■ **The request**
From the line with "Emit a Python" to the line with "import seaborn as sns", both included, repeat each line exactly and leave out the pictures.

▶

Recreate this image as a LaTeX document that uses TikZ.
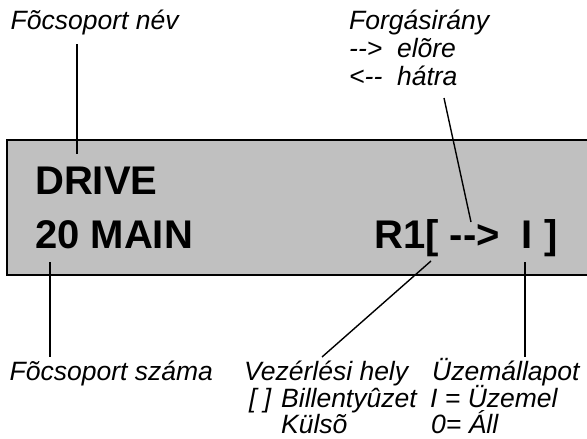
\documentclass[tikz,border=0pt]{standalone}
\usepackage{fontspec}
\setmainfont{Liberation Sans}
\definecolor{panel}{HTML}{C0C0C0}
\begin{document}
\begin{tikzpicture}[x=1pt,y=-1pt,
  lbl/.style={font=\fontsize{26.5}{27.5}\selectfont\itshape, anchor=base west, inner sep=0pt},
  big/.style={font=\fontsize{40}{44}\selectfont\bfseries, anchor=base west, inner sep=0pt},
  conn/.style={line width=1.4pt}]
\useasboundingbox (0,0) rectangle (587,439);
% display panel
\fill[panel] (7,140) rectangle (587,275);
\draw[line width=2pt] (592,140) -- (7,140) -- (7,275) -- (592,275);
% panel texts
\node[big] (drive) at (35,194) {DRIVE};
\node[big] (main) at (35,248) {20 MAIN};
\node[big] (status) at (374,248) {R1[ -{}->~~I ]};
% top labels
\node[lbl] (nev) at (10.5,29) {Fõcsoport név};
\node[lbl] (forg) at (349,29) {Forgásirány};
\node[lbl] (elore) at (349,57) {-{}->~~elõre};
\node[lbl] (hatra) at (349,85) {<-{}-~~hátra};
% bottom labels
\node[lbl] (szama) at (9.5,380.5) {Fõcsoport száma};
\node[lbl] (vez) at (244,380.5) {Vezérlési hely};
\node[lbl] (brk) at (249,407) {[ ]};
\node[lbl] (bill) at (281,407) {Billentyûzet};
\node[lbl] (kulso) at (281,433) {Külsõ};
\node[lbl] (uzem) at (432,380.5) {Üzemállapot};
\node[lbl] (uzemel) at (430,407) {I = Üzemel};
\node[lbl] (all) at (431,433) {0= Áll};
% connector end points
\coordinate (c1a) at (77,44);   \coordinate (c1b) at (77,154);
\coordinate (c2a) at (444,98);  \coordinate (c2b) at (471,222);
\coordinate (c3a) at (50,262);  \coordinate (c3b) at (50,357);
\coordinate (c4a) at (431,261); \coordinate (c4b) at (322,357);
\coordinate (c5a) at (525,262); \coordinate (c5b) at (525,357);
\draw[conn] (c1a) -- (c1b);
\draw[conn] (c2a) -- (c2b);
\draw[conn] (c3a) -- (c3b);
\draw[conn] (c4a) -- (c4b);
\draw[conn] (c5a) -- (c5b);
\end{tikzpicture}
\end{document}
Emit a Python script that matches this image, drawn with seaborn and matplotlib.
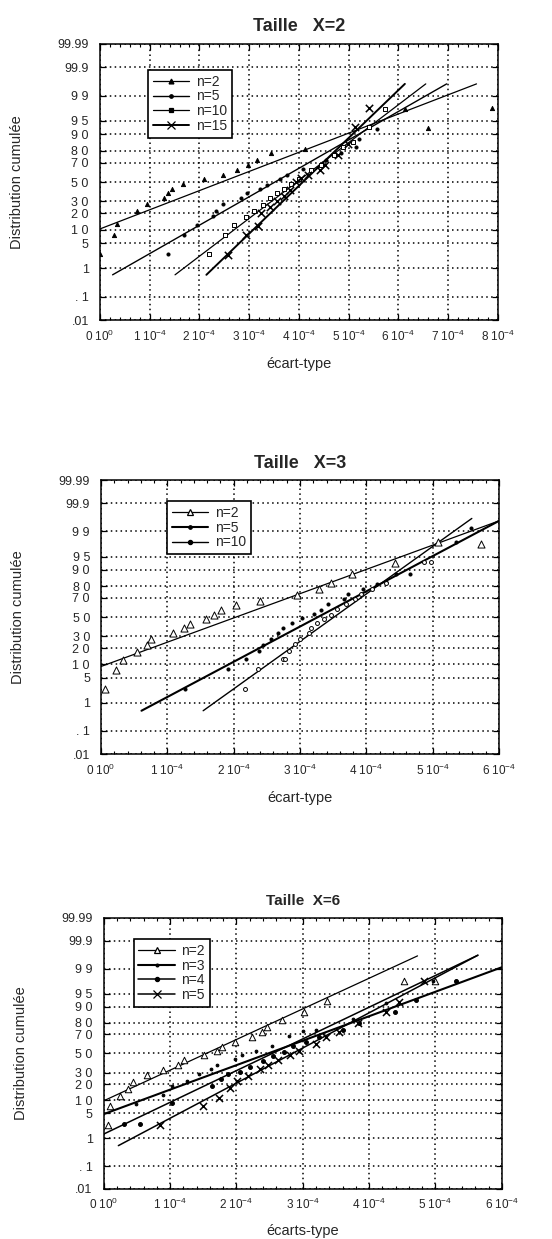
import math
from statistics import NormalDist
import numpy as np
import pandas as pd
import matplotlib
matplotlib.use("Agg")
import matplotlib.pyplot as plt
from matplotlib.lines import Line2D
from matplotlib.ticker import AutoMinorLocator
import seaborn as sns

# valeurs, x en unites de 1e-4, distribution en %

# Taille X=2
t2_n2_x = [0.0, 0.29, 0.34, 0.74, 0.94, 1.29, 1.36, 1.44, 1.68, 2.09, 2.47, 2.76, 2.98, 3.15, 3.43, 4.12, 6.13, 6.59, 7.89]
t2_n2_p = [2.6, 7.5, 13, 21.5, 28, 33, 38, 43, 48, 53, 57.5, 63, 68, 72.5, 78, 81.5, 97.6, 92.8, 97.7]
t2_n5_x = [1.36, 1.69, 1.95, 2.28, 2.33, 2.47, 2.83, 2.96, 3.22, 3.36, 3.61, 3.77, 4.08, 4.55, 4.85, 5.15, 5.21, 5.57]
t2_n5_p = [2.6, 7.5, 12.5, 18, 22, 28, 33, 38, 43, 47, 53, 57, 64, 72, 78, 82.6, 87.4, 92.4]
t2_n10_x = [2.20, 2.52, 2.69, 2.93, 3.10, 3.28, 3.42, 3.55, 3.70, 3.85, 4.00, 4.25, 4.45, 4.70, 4.89, 5.09, 5.40, 5.73]
t2_n10_p = [2.6, 7.8, 12.5, 17.5, 22, 27, 33, 38, 43, 48, 53, 62.5, 68, 77, 83, 86, 93, 97.6]
t2_n15_x = [2.58, 2.93, 3.18, 3.24, 3.42, 3.55, 3.70, 3.82, 3.95, 4.05, 4.19, 4.42, 4.52, 4.79, 4.99, 5.13, 5.41]
t2_n15_p = [2.5, 7.5, 12, 20, 25, 30, 35, 42, 50, 54, 57, 63, 68, 77, 85, 93, 97.7]
# droites d'ajustement (debut, fin)
t2_fit_x = {"n=2": [0.0, 7.57], "n=5": [0.255, 6.97], "n=10": [1.51, 6.55], "n=15": [2.14, 6.13]}
t2_fit_p = {"n=2": [10.3, 99.59], "n=5": [0.62, 99.59], "n=10": [0.62, 99.59], "n=15": [0.62, 99.59]}

# Taille X=3
t3_n2_x = [0.06, 0.22, 0.33, 0.55, 0.70, 0.75, 1.08, 1.25, 1.34, 1.58, 1.71, 1.81, 2.04, 2.40, 2.95, 3.29, 3.46, 3.78, 4.43, 5.08, 5.73]
t3_n2_p = [2.6, 7.7, 12, 17.5, 22.6, 27.4, 33, 38, 43, 47.5, 52, 57.5, 62.7, 67, 73, 78, 82.4, 87.7, 92.8, 97.9, 97.6]
t3_n5_x = [1.26, 1.91, 2.18, 2.38, 2.44, 2.56, 2.67, 2.75, 2.88, 3.03, 3.21, 3.31, 3.42, 3.66, 3.73, 3.95, 4.16, 4.29, 4.45, 4.66, 5.35, 5.58]
t3_n5_p = [2.6, 8, 12.7, 18, 22.6, 27.4, 33.7, 38, 43.5, 49, 53, 58, 64, 69, 73.6, 78, 81.5, 83, 88, 88, 97.9, 99.2]
t3_n10_x = [2.17, 2.37, 2.74, 2.78, 2.83, 2.93, 3.00, 3.14, 3.17, 3.26, 3.36, 3.46, 3.56, 3.70, 3.83, 3.92, 4.09, 4.29, 4.87, 4.97]
t3_n10_p = [2.6, 8, 12.7, 12.9, 18, 23, 28, 33.7, 38, 44, 48, 52.5, 58.7, 64, 69, 73.6, 78, 82.4, 93.3, 93.3]
t3_fit_x = {"n=2": [0.0, 6.0], "n=5": [0.61, 6.0], "n=10": [1.54, 5.59]}
t3_fit_p = {"n=2": [9.0, 99.55], "n=5": [0.55, 99.55], "n=10": [0.55, 99.63]}

# Taille X=6
t6_n2_x = [0.06, 0.10, 0.25, 0.36, 0.44, 0.65, 0.89, 1.12, 1.21, 1.51, 1.70, 1.78, 1.98, 2.23, 2.38, 2.46, 2.69, 3.02, 3.37, 4.52, 4.99]
t6_n2_p = [2.5, 7.5, 11.9, 16.8, 21.7, 27.4, 32.5, 37.5, 43, 48, 52.5, 57, 62.5, 67, 72.6, 77, 82, 87.3, 92.6, 97.6, 97.7]
t6_n3_x = [0.49, 0.90, 1.03, 1.26, 1.43, 1.61, 1.70, 1.98, 2.09, 2.29, 2.53, 2.79, 3.00, 3.20, 3.76, 4.26, 4.96, 5.31]
t6_n3_p = [8.2, 12.6, 18.7, 22.6, 29, 33.8, 38, 43.5, 48, 53, 58, 68, 73, 74, 83, 91.5, 97.7, 97.7]
t6_n4_x = [0.30, 0.54, 1.03, 1.63, 1.77, 1.87, 2.05, 2.20, 2.40, 2.55, 2.72, 2.85, 3.05, 3.25, 3.60, 3.85, 4.39, 4.71, 5.31]
t6_n4_p = [2.6, 2.7, 8.5, 18.7, 24, 28.4, 31, 36, 42, 47, 52, 58, 62, 67, 74, 80, 87.5, 92.8, 97.7]
t6_n5_x = [0.85, 1.50, 1.74, 1.90, 2.01, 2.17, 2.35, 2.48, 2.62, 2.80, 2.95, 3.20, 3.35, 3.55, 3.83, 4.26, 4.45, 4.83]
t6_n5_p = [2.5, 7.5, 11.3, 17.4, 22.6, 27, 33, 38, 43, 48, 53, 60, 67, 72, 80, 87.5, 92, 97.7]
t6_fit_x = {"n=2": [0.0, 4.73], "n=3": [0.0, 6.0], "n=4": [0.0, 5.64], "n=5": [0.22, 5.64]}
t6_fit_p = {"n=2": [9.7, 99.63], "n=3": [4.8, 99.1], "n=4": [1.35, 99.65], "n=5": [0.57, 99.65]}

y_ticks = [0.01, 0.1, 1, 5, 10, 20, 30, 50, 70, 80, 90, 95, 99, 99.9, 99.99]
y_labels = [".01", ". 1", "1", "5", "1 0", "2 0", "3 0", "5 0", "7 0", "8 0", "9 0", "9 5", "9 9", "99.9", "99.99"]

_nd = NormalDist()


def probit(p):
    p = np.asarray(p, dtype=float)
    out = np.full(p.shape, np.nan)
    flat = p.ravel()
    res = out.ravel()
    for i, v in enumerate(flat):
        if np.isfinite(v):
            q = min(max(v / 100.0, 1e-9), 1 - 1e-9)
            res[i] = _nd.inv_cdf(q)
    return res.reshape(p.shape)


_erf = np.vectorize(math.erf)


def inv_probit(z):
    z = np.asarray(z, dtype=float)
    return 50.0 * (1.0 + _erf(z / math.sqrt(2.0)))


sns.set_style("ticks")
plt.rcParams["font.family"] = ["Liberation Sans", "DejaVu Sans"]
plt.rcParams["mathtext.fontset"] = "custom"
plt.rcParams["mathtext.rm"] = "Liberation Sans"
plt.rcParams["mathtext.default"] = "regular"

fig = plt.figure(figsize=(5.52, 12.39), dpi=100)


def draw_panel(rect, title, title_size, xmax, series, fits_x, fits_p, styles, leg_anchor, xlabel, xlabelpad=10):
    ax = fig.add_axes(rect)
    ax.set_yscale("function", functions=(probit, inv_probit))

    for name, xs, ps in series:
        st = styles[name]
        df = pd.DataFrame({"ecart": xs, "dist": ps})
        kw = dict(marker=st["marker"], s=st["s"], ax=ax, zorder=3, legend=False)
        if st["marker"] == "x":
            kw.update(color="black", linewidth=1.1)
        else:
            kw.update(facecolor=st["mfc"], edgecolor="black", linewidth=0.7)
        sns.scatterplot(data=df, x="ecart", y="dist", **kw)

    for name in fits_x:
        st = styles[name]
        fdf = pd.DataFrame({"ecart": fits_x[name], "dist": fits_p[name]})
        sns.lineplot(data=fdf, x="ecart", y="dist", ax=ax, color="black",
                     linewidth=st["lw"], estimator=None, sort=False, zorder=2)

    ax.set_xlim(0, xmax)
    ax.set_ylim(0.01, 99.99)
    ax.set_xticks(range(0, xmax + 1))
    ax.set_xticklabels(["0 $10^{0}$"] + [f"{k} $10^{{-4}}$" for k in range(1, xmax + 1)], fontsize=8.5)
    ax.xaxis.set_minor_locator(AutoMinorLocator(5))
    ax.set_yticks(y_ticks)
    ax.set_yticklabels(y_labels, fontsize=9)
    ax.yaxis.set_minor_locator(matplotlib.ticker.NullLocator())
    ax.tick_params(which="both", direction="in", top=True, right=True, color="black")
    ax.tick_params(which="major", length=4, width=0.9)
    ax.tick_params(axis="y", which="major", pad=8)
    ax.tick_params(axis="x", which="major", pad=6)
    ax.tick_params(which="minor", length=2.5, width=0.8)
    ax.grid(True, which="major", color="black", linestyle=(0, (1, 2.2)), linewidth=1.1)
    for sp in ax.spines.values():
        sp.set_visible(True)
        sp.set_linewidth(1.1)
        sp.set_color("black")

    ax.set_title(title, fontsize=title_size, fontweight="bold", pad=9)
    ax.set_xlabel(xlabel, fontsize=10.5, labelpad=xlabelpad)
    ax.set_ylabel("Distribution cumulée", fontsize=10.5)
    ax.yaxis.set_label_coords(-0.19, 0.5)

    handles = []
    for name, _, _ in series:
        st = styles[name]
        handles.append(Line2D([], [], color="black", lw=st["lw"], marker=st["marker"],
                              markersize=st["ms"], markerfacecolor=st["lmfc"],
                              markeredgecolor="black", markeredgewidth=0.9, label=name))
    leg = ax.legend(handles=handles, loc="upper left", bbox_to_anchor=leg_anchor,
                    borderaxespad=0, fontsize=10, frameon=True, fancybox=False,
                    handlelength=2.6, handletextpad=0.5, labelspacing=0.05,
                    borderpad=0.35, numpoints=1)
    leg.get_frame().set_edgecolor("black")
    leg.get_frame().set_linewidth(1.2)
    leg.get_frame().set_alpha(1)
    return ax


styles2 = {
    "n=2": dict(marker="^", s=9, mfc="black", lw=0.9, ms=3.5, lmfc="black"),
    "n=5": dict(marker="o", s=5, mfc="black", lw=1.0, ms=2.5, lmfc="black"),
    "n=10": dict(marker="s", s=8, mfc="white", lw=0.9, ms=3, lmfc="black"),
    "n=15": dict(marker="x", s=28, mfc="black", lw=1.4, ms=6, lmfc="black"),
}
draw_panel([0.181, 0.7417, 0.721, 0.2228], "Taille   X=2", 13, 8,
           [("n=2", t2_n2_x, t2_n2_p), ("n=5", t2_n5_x, t2_n5_p),
            ("n=10", t2_n10_x, t2_n10_p), ("n=15", t2_n15_x, t2_n15_p)],
           t2_fit_x, t2_fit_p, styles2, (0.12, 0.906), "écart-type")

styles3 = {
    "n=2": dict(marker="^", s=26, mfc="white", lw=0.9, ms=5, lmfc="white"),
    "n=5": dict(marker="o", s=5, mfc="black", lw=1.5, ms=2.5, lmfc="black"),
    "n=10": dict(marker="o", s=8, mfc="white", lw=1.0, ms=3, lmfc="black"),
}
draw_panel([0.183, 0.3914, 0.721, 0.2211], "Taille   X=3", 13, 6,
           [("n=2", t3_n2_x, t3_n2_p), ("n=5", t3_n5_x, t3_n5_p),
            ("n=10", t3_n10_x, t3_n10_p)],
           t3_fit_x, t3_fit_p, styles3, (0.166, 0.923), "écart-type")

styles6 = {
    "n=2": dict(marker="^", s=22, mfc="white", lw=0.9, ms=5, lmfc="white"),
    "n=3": dict(marker="o", s=4, mfc="black", lw=1.5, ms=2, lmfc="black"),
    "n=4": dict(marker="o", s=8, mfc="black", lw=1.1, ms=3, lmfc="black"),
    "n=5": dict(marker="x", s=26, mfc="black", lw=1.1, ms=6, lmfc="black"),
}
draw_panel([0.188, 0.0404, 0.721, 0.2187], "Taille  X=6", 11, 6,
           [("n=2", t6_n2_x, t6_n2_p), ("n=3", t6_n3_x, t6_n3_p),
            ("n=4", t6_n4_x, t6_n4_p), ("n=5", t6_n5_x, t6_n5_p)],
           t6_fit_x, t6_fit_p, styles6, (0.075, 0.922), "écarts-type", xlabelpad=8)

fig.savefig("out.png", dpi=100)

◀

■ **Answer for this exercise**
Emit a Python script that matches this image, drawn with seaborn and matplotlib.
import math
from statistics import NormalDist
import numpy as np
import pandas as pd
import matplotlib
matplotlib.use("Agg")
import matplotlib.pyplot as plt
from matplotlib.lines import Line2D
from matplotlib.ticker import AutoMinorLocator
import seaborn as sns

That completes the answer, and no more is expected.